My work with and amongst young people over the last decade has demonstrated to me how important an authentic, lived and reflective family faith is to developing faith-filled young people. Intellectually, I’ve known this for years. And yet, as a new parent, I feel this challenge in my bones. My wife and I find it both thrilling and frightening to have the primary responsibility to invite our young son into Christian discipleship, just as my parents did with me.

There are days I’d like to outsource the work to Sunday school teachers, clergy, and other members of my parish community.

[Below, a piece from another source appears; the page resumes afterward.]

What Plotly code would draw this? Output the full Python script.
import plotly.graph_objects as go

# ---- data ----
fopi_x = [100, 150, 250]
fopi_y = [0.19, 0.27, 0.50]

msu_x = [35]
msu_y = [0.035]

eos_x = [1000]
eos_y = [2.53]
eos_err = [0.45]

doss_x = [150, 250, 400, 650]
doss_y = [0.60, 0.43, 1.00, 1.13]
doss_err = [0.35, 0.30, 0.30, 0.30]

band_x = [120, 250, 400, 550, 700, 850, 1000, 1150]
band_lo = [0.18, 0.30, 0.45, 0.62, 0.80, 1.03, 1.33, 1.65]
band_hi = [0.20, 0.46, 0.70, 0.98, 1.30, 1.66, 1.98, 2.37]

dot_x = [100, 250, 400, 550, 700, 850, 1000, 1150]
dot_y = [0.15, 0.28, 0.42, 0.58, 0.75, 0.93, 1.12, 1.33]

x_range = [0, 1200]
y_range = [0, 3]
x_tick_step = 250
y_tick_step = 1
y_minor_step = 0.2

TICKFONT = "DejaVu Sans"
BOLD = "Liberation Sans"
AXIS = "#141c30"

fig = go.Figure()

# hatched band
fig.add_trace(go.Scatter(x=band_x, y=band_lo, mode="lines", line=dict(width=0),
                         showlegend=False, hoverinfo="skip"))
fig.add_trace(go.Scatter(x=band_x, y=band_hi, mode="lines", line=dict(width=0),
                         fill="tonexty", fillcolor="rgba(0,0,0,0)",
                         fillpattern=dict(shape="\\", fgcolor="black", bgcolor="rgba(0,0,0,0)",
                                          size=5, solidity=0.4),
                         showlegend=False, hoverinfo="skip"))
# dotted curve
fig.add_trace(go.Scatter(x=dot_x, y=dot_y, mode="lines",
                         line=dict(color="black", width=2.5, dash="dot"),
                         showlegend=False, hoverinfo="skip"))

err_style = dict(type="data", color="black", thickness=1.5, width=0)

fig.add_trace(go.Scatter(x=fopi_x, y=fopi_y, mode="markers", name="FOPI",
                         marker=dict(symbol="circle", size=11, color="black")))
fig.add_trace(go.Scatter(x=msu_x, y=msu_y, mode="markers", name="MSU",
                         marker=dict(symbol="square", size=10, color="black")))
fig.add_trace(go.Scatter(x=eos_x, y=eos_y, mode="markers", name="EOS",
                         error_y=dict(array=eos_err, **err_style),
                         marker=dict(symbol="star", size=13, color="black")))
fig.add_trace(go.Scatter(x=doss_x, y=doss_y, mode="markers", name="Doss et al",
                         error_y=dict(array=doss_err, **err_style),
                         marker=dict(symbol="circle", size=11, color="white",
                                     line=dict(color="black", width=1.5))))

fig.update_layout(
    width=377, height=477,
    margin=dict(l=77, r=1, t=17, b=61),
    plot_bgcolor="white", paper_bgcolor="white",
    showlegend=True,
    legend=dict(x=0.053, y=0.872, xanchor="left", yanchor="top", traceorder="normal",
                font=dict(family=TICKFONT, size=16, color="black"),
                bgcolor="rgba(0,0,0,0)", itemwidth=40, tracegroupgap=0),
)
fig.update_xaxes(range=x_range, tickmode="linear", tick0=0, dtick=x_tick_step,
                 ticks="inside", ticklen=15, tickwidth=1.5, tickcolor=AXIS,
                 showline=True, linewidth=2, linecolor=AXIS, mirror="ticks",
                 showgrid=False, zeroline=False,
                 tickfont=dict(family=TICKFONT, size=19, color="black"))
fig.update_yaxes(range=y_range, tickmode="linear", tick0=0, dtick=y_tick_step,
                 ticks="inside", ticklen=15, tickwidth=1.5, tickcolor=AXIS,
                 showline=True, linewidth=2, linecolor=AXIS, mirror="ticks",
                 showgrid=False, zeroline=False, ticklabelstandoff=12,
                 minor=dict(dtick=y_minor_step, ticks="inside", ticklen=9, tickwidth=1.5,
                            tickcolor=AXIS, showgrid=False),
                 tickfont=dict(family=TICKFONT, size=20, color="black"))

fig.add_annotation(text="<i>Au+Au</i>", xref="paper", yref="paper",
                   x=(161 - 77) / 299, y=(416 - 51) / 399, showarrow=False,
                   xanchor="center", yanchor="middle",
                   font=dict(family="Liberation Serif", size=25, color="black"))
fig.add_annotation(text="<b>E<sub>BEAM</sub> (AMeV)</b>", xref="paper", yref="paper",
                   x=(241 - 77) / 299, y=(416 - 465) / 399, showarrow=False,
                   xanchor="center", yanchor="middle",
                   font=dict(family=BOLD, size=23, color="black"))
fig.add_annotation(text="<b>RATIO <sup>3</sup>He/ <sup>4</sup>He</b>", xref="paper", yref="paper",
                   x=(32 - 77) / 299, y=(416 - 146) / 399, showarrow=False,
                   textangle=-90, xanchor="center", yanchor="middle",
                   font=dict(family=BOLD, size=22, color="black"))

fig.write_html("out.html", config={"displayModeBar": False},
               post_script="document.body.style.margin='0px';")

And yet, while they’re all important resources, I know that they don’t spend the bulk of each week with my son-or the rest of the parish’s children.

This Advent, as I find myself absorbed in Handel’s Messiah; as I re-enter the story of Israel’s expectation; as I resonate with Mary and Joseph’s eager anticipation, I’m also reminded of my own role in this story, and of God’s invitation to all of us, from generation to generation.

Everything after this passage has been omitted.